Adding a helper image

I'm annotating a textcat model for text originating from PDFs. The visual format of each document is very different which makes it much easier to annotate based on the image rather than the plain text. Therefore, I'd like to be able to see the page as an image but have the text of the page saved in the db.

I'm a little stuck on how to implement this, please let me know if anyone has any suggestions.

hi @jordandavis!

Have you seen my colleague @ljvmiranda921's recent blog where he created a PDF processing workflow with Prodigy?

There is also an accompanying GitHub repo with a spaCy project and custom Prodigy recipes.

I have only dabbled with the project so I don't know all of the details, but it has been very popular with many Prodigy users. What's cool about the project is that it also uses HuggingFace's LayoutLMv3 that combines both text and image masking and fine tunes the model. The project uses the FUNDU dataset so likely to adapt this you'll need to learn how that dataset is structured and mimic it for your own data.

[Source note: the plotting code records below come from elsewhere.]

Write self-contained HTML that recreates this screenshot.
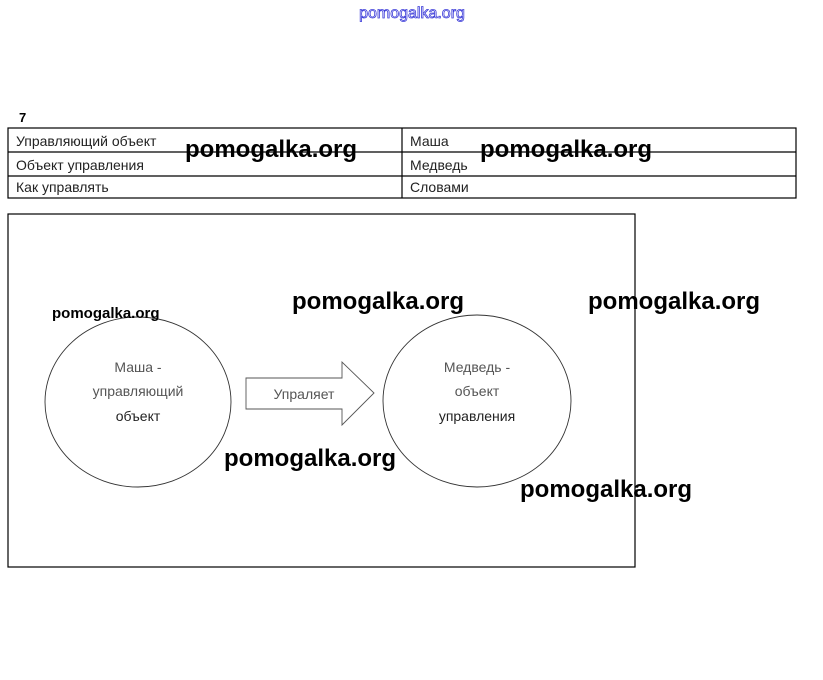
<!DOCTYPE html>
<html><head><meta charset="utf-8"><style>
html,body{margin:0;padding:0;background:#fff;}
svg{display:block;}
</style></head><body>
<svg width="823" height="680" viewBox="0 0 823 680" xmlns="http://www.w3.org/2000/svg" font-family="Liberation Sans, sans-serif">
<rect width="823" height="680" fill="#fff"/>
<text x="412" y="18" text-anchor="middle" font-size="16" fill="#fff" stroke="#3a3ad8" stroke-width="0.8">pomogalka.org</text>
<text x="19" y="122" font-size="13" font-weight="bold">7</text>
<g stroke="#000" stroke-width="1.2" fill="none">
<rect x="8" y="128" width="788" height="70"/>
<line x1="8" y1="152" x2="796" y2="152"/>
<line x1="8" y1="176" x2="796" y2="176"/>
<line x1="402" y1="128" x2="402" y2="198"/>
<rect x="8" y="214" width="627" height="353"/>
<ellipse cx="138" cy="402" rx="93" ry="85" stroke-width="0.9" stroke="#333"/>
<ellipse cx="477" cy="401" rx="94" ry="86" stroke-width="0.9" stroke="#333"/>
<polygon points="246,378 342,378 342,362 374,393 342,425 342,409 246,409" stroke="#555" stroke-width="0.9"/>
</g>
<g font-size="14" fill="#222">
<text x="16" y="146">Управляющий объект</text>
<text x="16" y="170">Объект управления</text>
<text x="16" y="192">Как управлять</text>
<text x="410" y="146">Маша</text>
<text x="410" y="170">Медведь</text>
<text x="410" y="192">Словами</text>
</g>
<g font-size="14" fill="#555" text-anchor="middle">
<text x="138" y="372">Маша -</text>
<text x="138" y="396">управляющий</text>
<text x="138" y="421" fill="#222">объект</text>
<text x="477" y="372">Медведь -</text>
<text x="477" y="396">объект</text>
<text x="477" y="421" fill="#222">управления</text>
<text x="304" y="399">Упраляет</text>
</g>
<g font-weight="bold" fill="#000">
<text x="185" y="157" font-size="24">pomogalka.org</text>
<text x="480" y="157" font-size="24">pomogalka.org</text>
<text x="52" y="318" font-size="15">pomogalka.org</text>
<text x="292" y="309" font-size="24">pomogalka.org</text>
<text x="588" y="309" font-size="24">pomogalka.org</text>
<text x="224" y="466" font-size="24">pomogalka.org</text>
<text x="520" y="497" font-size="24">pomogalka.org</text>
</g>
</svg>
</body></html>
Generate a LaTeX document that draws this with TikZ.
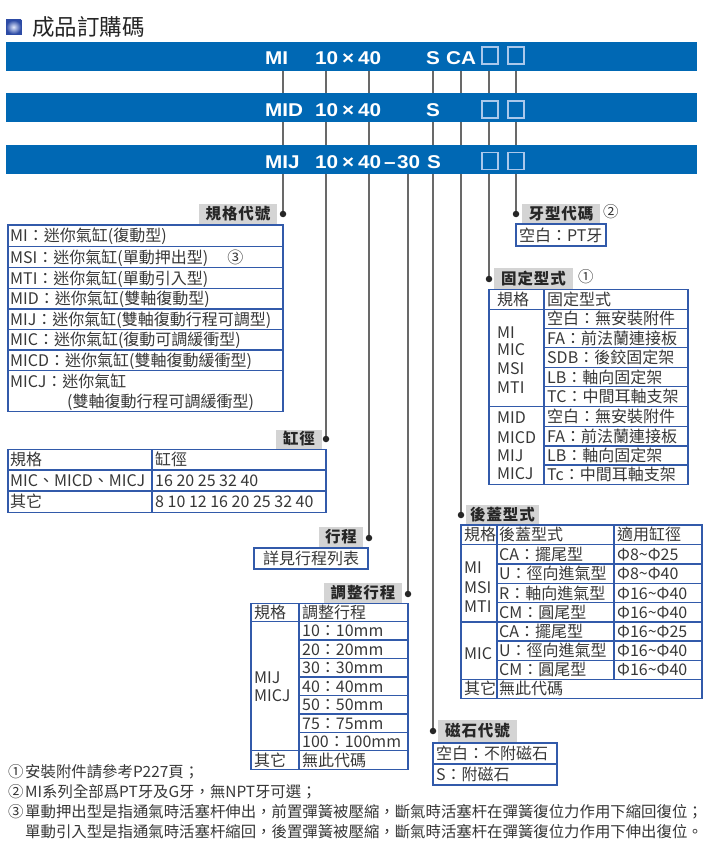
\documentclass[tikz,border=0pt]{standalone}
\usepackage{fontspec}
\setmainfont{Noto Sans CJK TC}
\newfontfamily\barfont{Liberation Sans}[FakeStretch=1.12]
\usetikzlibrary{backgrounds}
\definecolor{barblue}{RGB}{0,104,180}
\definecolor{tblue}{RGB}{50,90,170}
\definecolor{labgray}{RGB}{212,212,212}
\definecolor{conng}{RGB}{105,105,105}
\definecolor{txtc}{RGB}{55,55,55}
\definecolor{sqin}{RGB}{225,232,252}
\definecolor{sqout}{RGB}{45,75,165}
\definecolor{sqline}{RGB}{170,200,235}
\newcounter{nodec}
\newcommand\cl[3]{\stepcounter{nodec}\node[cell] (c\arabic{nodec}) at (#1,#2) {#3};}
\newcommand\nt[3]{\stepcounter{nodec}\node[note] (f\arabic{nodec}) at (#1,#2) {#3};}
\begin{document}
\begin{tikzpicture}[x=1pt,y=-1pt,
 cell/.style={anchor=west, inner sep=0pt, text height=14.08pt, text depth=1.92pt, font=\fontsize{16}{16}\selectfont, text=txtc},
 note/.style={anchor=west, inner sep=0pt, text height=13.5pt, text depth=1.9pt, font=\fontsize{15.4}{15.4}\selectfont, text=txtc},
 lab/.style={fill=labgray, inner sep=0pt, text height=13.6pt, text depth=1.9pt, font=\fontsize{15.5}{16}\selectfont\bfseries\addfontfeature{LetterSpace=6}, text=black!85},
 dotn/.style={circle, fill=black!85, inner sep=0pt, minimum size=6.5pt},
 conn/.style={draw=conng, line width=1.2pt},
 tb/.style={draw=tblue, line width=1.1pt},
 bar/.style={fill=barblue, inner sep=0pt, minimum width=691pt, minimum height=29pt},
 bartxt/.style={anchor=base west, inner sep=0pt, text=white, font=\barfont\bfseries\fontsize{18.5}{18.5}\selectfont},
 sqbox/.style={draw=sqline, line width=1.2pt, inner sep=0pt, minimum width=16pt, minimum height=17pt},
]
\useasboundingbox (0,0) rectangle (707,845);
% title
\shade[inner color=sqin, outer color=sqout] (6,20) rectangle (21,34);
\draw[sqout, line width=0.6pt] (6,20) rectangle (21,34);
\node[anchor=west, inner sep=0pt, text height=19.8pt, text depth=2.7pt, font=\fontsize{22.5}{22.5}\selectfont, text=black!85] (title) at (32,27) {成品訂購碼};
% bars
\node[bar] (bar1) at (351.5,56.5) {};
\node[bar] (bar2) at (351.5,107.5) {};
\node[bar] (bar3) at (351.5,159.5) {};
\node[bartxt] (b1a) at (265,65) {MI};
\node[bartxt] (b1b) at (315,65) {10};
\node[bartxt] (b1c) at (342,65) {×};
\node[bartxt] (b1d) at (358,65) {40};
\node[bartxt] (b1e) at (426,65) {S};
\node[bartxt] (b1f) at (446,65) {CA};
\node[bartxt] (b2a) at (265,117) {MID};
\node[bartxt] (b2b) at (315,117) {10};
\node[bartxt] (b2c) at (342,117) {×};
\node[bartxt] (b2d) at (358,117) {40};
\node[bartxt] (b2e) at (426,117) {S};
\node[bartxt] (b3a) at (265,168) {MIJ};
\node[bartxt] (b3b) at (315,168) {10};
\node[bartxt] (b3c) at (342,168) {×};
\node[bartxt] (b3d) at (358,168) {40};
\node[bartxt] (b3e) at (384,168) {–};
\node[bartxt] (b3f) at (397,168) {30};
\node[bartxt] (b3g) at (427,168) {S};
\node[sqbox] (q1a) at (490,55.5) {};
\node[sqbox] (q1b) at (516,55.5) {};
\node[sqbox] (q2a) at (490,109.5) {};
\node[sqbox] (q2b) at (516,109.5) {};
\node[sqbox] (q3a) at (490,161) {};
\node[sqbox] (q3b) at (516,161) {};
% dots
\node[dotn] (d1) at (283,214) {};
\node[dotn] (d2) at (326,439) {};
\node[dotn] (d3) at (369,538) {};
\node[dotn] (d4) at (408,594) {};
\node[dotn] (d5) at (516,214) {};
\node[dotn] (d6) at (489,279) {};
\node[dotn] (d7) at (461,515) {};
\node[dotn] (d8) at (433,731) {};
\begin{scope}[on background layer]
\draw[conn] (bar1.south -| d1) -- (d1.center);
\draw[conn] (bar1.south -| d2) -- (d2.center);
\draw[conn] (bar1.south -| d3) -- (d3.center);
\draw[conn] (bar3.south -| d4) -- (d4.center);
\draw[conn] (bar1.south -| d5) -- (d5.center);
\draw[conn] (bar1.south -| d6) -- (d6.center);
\draw[conn] (bar1.south -| d7) -- (d7.center);
\draw[conn] (bar1.south -| d8) -- (d8.center);
\end{scope}
% labels
\node[lab, minimum width=78pt, minimum height=20pt] (l1) at (238,214) {規格代號};
\node[lab, minimum width=46pt, minimum height=19pt] (l2) at (299,439) {缸徑};
\node[lab, minimum width=44pt, minimum height=20pt] (l3) at (341,537) {行程};
\node[lab, minimum width=78pt, minimum height=20pt] (l4) at (363,593) {調整行程};
\node[lab, minimum width=78pt, minimum height=20pt] (l5) at (561,214) {牙型代碼};
\node[lab, minimum width=79pt, minimum height=21pt] (l6) at (533.5,278.5) {固定型式};
\node[lab, minimum width=73pt, minimum height=20pt] (l7) at (502.5,515) {後蓋型式};
\node[lab, minimum width=79pt, minimum height=22pt] (l8) at (477.5,731) {磁石代號};
\node[note] (n2) at (603,212) {②};
\node[note] (n1) at (578,277) {①};
% T1 規格代號
\draw[tb] (8,225) rectangle (283,411.7);
\foreach \y in {246.7,267.7,288.3,309,329.7,350,370.7} \draw[tb] (8,\y) -- (283,\y);
\cl{10}{235.8}{MI：迷你氣缸(復動型)}
\cl{10}{257.2}{MSI：迷你氣缸(單動押出型)\hspace{1.2em}③}
\cl{10}{278}{MTI：迷你氣缸(單動引入型)}
\cl{10}{298.7}{MID：迷你氣缸(雙軸復動型)}
\cl{10}{319.3}{MIJ：迷你氣缸(雙軸復動行程可調型)}
\cl{10}{339.8}{MIC：迷你氣缸(復動可調緩衝型)}
\cl{10}{360.3}{MICD：迷你氣缸(雙軸復動緩衝型)}
\cl{10}{381}{MICJ：迷你氣缸}
\cl{67}{401}{(雙軸復動行程可調緩衝型)}
% T2 缸徑
\draw[tb] (8,449.3) rectangle (326,512.3);
\draw[tb] (152,449.3) -- (152,512.3);
\foreach \y in {470,491} \draw[tb] (8,\y) -- (326,\y);
\cl{10}{459.6}{規格}
\cl{155}{459.6}{缸徑}
\cl{10}{480.5}{MIC、MICD、MICJ}
\cl{155}{480.5}{16 20 25 32 40}
\cl{10}{501.6}{其它}
\cl{155}{501.6}{8 10 12 16 20 25 32 40}
% T3 行程
\draw[tb] (254,548) rectangle (368,569);
\stepcounter{nodec}\node[cell, anchor=center] (c\arabic{nodec}) at (311,558.5) {詳見行程列表};
% T4 調整行程
\draw[tb] (251,603.3) rectangle (408,769.3);
\draw[tb] (299,603.3) -- (299,769.3);
\foreach \y in {621.7,750.7} \draw[tb] (251,\y) -- (408,\y);
\foreach \y in {640,658.3,677,695.3,714,732.3} \draw[tb] (299,\y) -- (408,\y);
\cl{254}{612.5}{規格}
\cl{302}{612.5}{調整行程}
\cl{302}{630.9}{10：10mm}
\cl{302}{649.2}{20：20mm}
\cl{302}{667.7}{30：30mm}
\cl{302}{686.2}{40：40mm}
\cl{302}{704.7}{50：50mm}
\cl{302}{723.2}{75：75mm}
\cl{302}{741.5}{100：100mm}
\cl{254}{677}{MIJ}
\cl{254}{695}{MICJ}
\cl{254}{760}{其它}
\cl{302}{760}{無此代碼}
% T5 後蓋型式
\draw[tb] (461,525) rectangle (702,698.3);
\draw[tb] (497,525) -- (497,698.3);
\draw[tb] (614,525) -- (614,679.3);
\foreach \y in {544.3,622,679.3} \draw[tb] (461,\y) -- (702,\y);
\foreach \y in {564,583.3,602.7,641,660.3} \draw[tb] (497,\y) -- (702,\y);
\cl{464}{534.7}{規格}
\cl{499}{534.7}{後蓋型式}
\cl{617}{534.7}{適用缸徑}
\cl{499}{554.2}{CA：擺尾型}
\cl{617}{554.2}{Φ8\textasciitilde Φ25}
\cl{499}{573.7}{U：徑向進氣型}
\cl{617}{573.7}{Φ8\textasciitilde Φ40}
\cl{499}{593}{R：軸向進氣型}
\cl{617}{593}{Φ16\textasciitilde Φ40}
\cl{499}{612.4}{CM：圓尾型}
\cl{617}{612.4}{Φ16\textasciitilde Φ40}
\cl{499}{631.5}{CA：擺尾型}
\cl{617}{631.5}{Φ16\textasciitilde Φ25}
\cl{499}{650.7}{U：徑向進氣型}
\cl{617}{650.7}{Φ16\textasciitilde Φ40}
\cl{499}{669.8}{CM：圓尾型}
\cl{617}{669.8}{Φ16\textasciitilde Φ40}
\cl{464}{567}{MI}
\cl{464}{587}{MSI}
\cl{464}{606}{MTI}
\cl{464}{653}{MIC}
\cl{464}{688.8}{其它}
\cl{499}{688.8}{無此代碼}
% T6 磁石代號
\draw[tb] (433,743) rectangle (557,785);
\draw[tb] (433,764) -- (557,764);
\cl{436}{753.5}{空白：不附磁石}
\cl{436}{774.5}{S：附磁石}
% T7 牙型代碼
\draw[tb] (516,224) rectangle (606,246);
\cl{519}{235}{空白：PT牙}
% T8 固定型式
\draw[tb] (489,289.3) rectangle (688,484.3);
\draw[tb] (544,289.3) -- (544,484.3);
\foreach \y in {309.3,406.7} \draw[tb] (489,\y) -- (688,\y);
\foreach \y in {328.3,347.7,367.3,386.7,426.7,446,465} \draw[tb] (544,\y) -- (688,\y);
\cl{497}{299.3}{規格}
\cl{547}{299.3}{固定型式}
\cl{547}{318.8}{空白：無安裝附件}
\cl{547}{338}{FA：前法蘭連接板}
\cl{547}{357.5}{SDB：後鉸固定架}
\cl{547}{377}{LB：軸向固定架}
\cl{547}{396.7}{TC：中間耳軸支架}
\cl{547}{416.7}{空白：無安裝附件}
\cl{547}{436.3}{FA：前法蘭連接板}
\cl{547}{455.5}{LB：軸向固定架}
\cl{547}{474.7}{Tc：中間耳軸支架}
\cl{497}{332}{MI}
\cl{497}{349}{MIC}
\cl{497}{368}{MSI}
\cl{497}{387}{MTI}
\cl{497}{417}{MID}
\cl{497}{437}{MICD}
\cl{497}{455}{MIJ}
\cl{497}{473}{MICJ}
% footnotes
\nt{8}{772}{①}
\nt{25}{772}{安裝附件請參考P227頁；}
\nt{8}{791.5}{②}
\nt{25}{791.5}{MI系列全部爲PT牙及G牙，無NPT牙可選；}
\nt{8}{812}{③}
\nt{25}{812}{單動押出型是指通氣時活塞杆伸出，前置彈簧被壓縮，斷氣時活塞杆在彈簧復位力作用下縮回復位；}
\nt{25}{832}{單動引入型是指通氣時活塞杆縮回，後置彈簧被壓縮，斷氣時活塞杆在彈簧復位力作用下伸出復位。}
\end{tikzpicture}
\end{document}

While this may not be a perfect solution, hopefully it provides a concrete idea of an approach. As you've probably seen, we typically recommend (see below) for pdfs either to OCR text and use that text in Prodigy or treat them as images.

Hope this helps and definitely keep us informed on whatever direction you go!

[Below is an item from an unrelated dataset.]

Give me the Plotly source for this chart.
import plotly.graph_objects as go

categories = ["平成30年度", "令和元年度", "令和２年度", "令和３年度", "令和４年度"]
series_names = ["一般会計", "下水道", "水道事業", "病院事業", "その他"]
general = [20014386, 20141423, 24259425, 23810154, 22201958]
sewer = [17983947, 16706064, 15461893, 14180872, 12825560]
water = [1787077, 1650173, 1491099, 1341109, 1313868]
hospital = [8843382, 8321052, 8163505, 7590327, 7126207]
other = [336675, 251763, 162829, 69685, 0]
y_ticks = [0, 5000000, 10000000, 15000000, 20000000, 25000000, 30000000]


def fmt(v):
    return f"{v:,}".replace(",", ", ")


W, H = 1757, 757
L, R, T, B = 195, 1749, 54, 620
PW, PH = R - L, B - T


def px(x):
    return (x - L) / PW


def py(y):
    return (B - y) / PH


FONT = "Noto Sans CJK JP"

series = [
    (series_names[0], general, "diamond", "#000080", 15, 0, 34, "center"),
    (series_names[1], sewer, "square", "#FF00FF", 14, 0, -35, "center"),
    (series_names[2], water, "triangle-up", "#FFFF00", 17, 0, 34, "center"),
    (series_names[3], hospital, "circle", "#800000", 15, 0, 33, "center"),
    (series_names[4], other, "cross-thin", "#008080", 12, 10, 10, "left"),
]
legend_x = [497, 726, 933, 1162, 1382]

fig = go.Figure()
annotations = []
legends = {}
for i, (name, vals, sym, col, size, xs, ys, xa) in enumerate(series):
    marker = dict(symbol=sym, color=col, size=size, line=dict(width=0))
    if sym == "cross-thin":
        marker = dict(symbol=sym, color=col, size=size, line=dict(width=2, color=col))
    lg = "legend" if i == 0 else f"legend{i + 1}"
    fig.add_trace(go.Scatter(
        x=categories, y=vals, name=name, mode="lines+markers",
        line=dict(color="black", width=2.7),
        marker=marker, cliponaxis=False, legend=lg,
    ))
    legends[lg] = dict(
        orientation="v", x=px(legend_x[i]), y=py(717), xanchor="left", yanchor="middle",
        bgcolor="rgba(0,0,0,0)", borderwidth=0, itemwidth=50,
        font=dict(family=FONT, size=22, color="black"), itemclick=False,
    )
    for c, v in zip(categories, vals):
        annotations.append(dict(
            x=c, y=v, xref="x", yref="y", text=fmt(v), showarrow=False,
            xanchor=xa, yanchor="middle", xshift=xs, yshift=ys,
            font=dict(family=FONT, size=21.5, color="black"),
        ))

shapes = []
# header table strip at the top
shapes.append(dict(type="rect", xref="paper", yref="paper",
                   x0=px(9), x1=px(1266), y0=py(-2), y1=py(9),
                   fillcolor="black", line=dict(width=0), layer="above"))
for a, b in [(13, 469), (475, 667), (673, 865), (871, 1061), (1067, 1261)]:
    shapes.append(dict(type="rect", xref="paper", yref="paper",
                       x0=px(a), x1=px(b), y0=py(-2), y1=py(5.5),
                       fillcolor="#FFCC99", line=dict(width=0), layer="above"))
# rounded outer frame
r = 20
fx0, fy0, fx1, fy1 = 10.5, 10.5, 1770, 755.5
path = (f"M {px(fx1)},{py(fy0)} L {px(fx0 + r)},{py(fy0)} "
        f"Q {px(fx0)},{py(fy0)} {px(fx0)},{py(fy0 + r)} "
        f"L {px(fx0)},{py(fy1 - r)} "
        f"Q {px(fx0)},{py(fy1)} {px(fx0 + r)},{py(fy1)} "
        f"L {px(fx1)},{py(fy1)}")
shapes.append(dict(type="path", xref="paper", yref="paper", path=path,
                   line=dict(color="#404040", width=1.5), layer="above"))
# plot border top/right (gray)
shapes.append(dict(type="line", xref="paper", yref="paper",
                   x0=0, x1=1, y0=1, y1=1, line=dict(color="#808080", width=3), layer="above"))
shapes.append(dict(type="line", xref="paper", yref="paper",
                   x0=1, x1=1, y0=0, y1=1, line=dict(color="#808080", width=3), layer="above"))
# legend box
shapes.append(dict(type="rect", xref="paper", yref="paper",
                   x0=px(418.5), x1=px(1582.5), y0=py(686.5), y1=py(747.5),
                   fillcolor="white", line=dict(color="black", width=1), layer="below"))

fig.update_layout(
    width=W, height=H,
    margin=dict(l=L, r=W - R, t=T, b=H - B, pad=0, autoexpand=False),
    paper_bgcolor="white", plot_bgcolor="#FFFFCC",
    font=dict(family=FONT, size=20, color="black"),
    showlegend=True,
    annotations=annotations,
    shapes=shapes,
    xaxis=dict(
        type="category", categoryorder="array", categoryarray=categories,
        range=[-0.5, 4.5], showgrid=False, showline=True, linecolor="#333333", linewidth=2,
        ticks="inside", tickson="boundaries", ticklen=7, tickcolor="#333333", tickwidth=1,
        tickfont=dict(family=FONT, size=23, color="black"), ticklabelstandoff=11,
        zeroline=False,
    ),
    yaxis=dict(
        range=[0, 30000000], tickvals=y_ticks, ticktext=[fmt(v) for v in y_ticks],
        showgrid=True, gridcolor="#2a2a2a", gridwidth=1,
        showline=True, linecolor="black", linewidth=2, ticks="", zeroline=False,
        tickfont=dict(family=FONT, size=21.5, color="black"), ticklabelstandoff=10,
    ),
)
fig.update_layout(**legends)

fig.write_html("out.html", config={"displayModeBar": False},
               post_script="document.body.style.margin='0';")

Currently we are working on an invoice processing problem where we need pdf annotation tools. We plan to use LayoutLM post annotation.

  1. Can we directly import the pdf and pdf's ocr file directly into Prodigy?
  2. Do you provide an export option which is compatible with LayoutLM?
  3. Do you provide active learning while doing the annotation?
  4. Do you support the training option for LayoutLM directly?

hi @Khadke_C,

I moved your post about @ljvmiranda921's post/project because I think my answer yesterday answers a lot of your questions.

Let us know if you have questions!

Thanks Ryan,

The blog post is super cool. I've been interested in getting into the Layout models but am trying to get a better understanding of Prodigy's workflow before I delve into more complicated projects. I managed to get the images to appear by adding the fetch_images wrapper on my stream.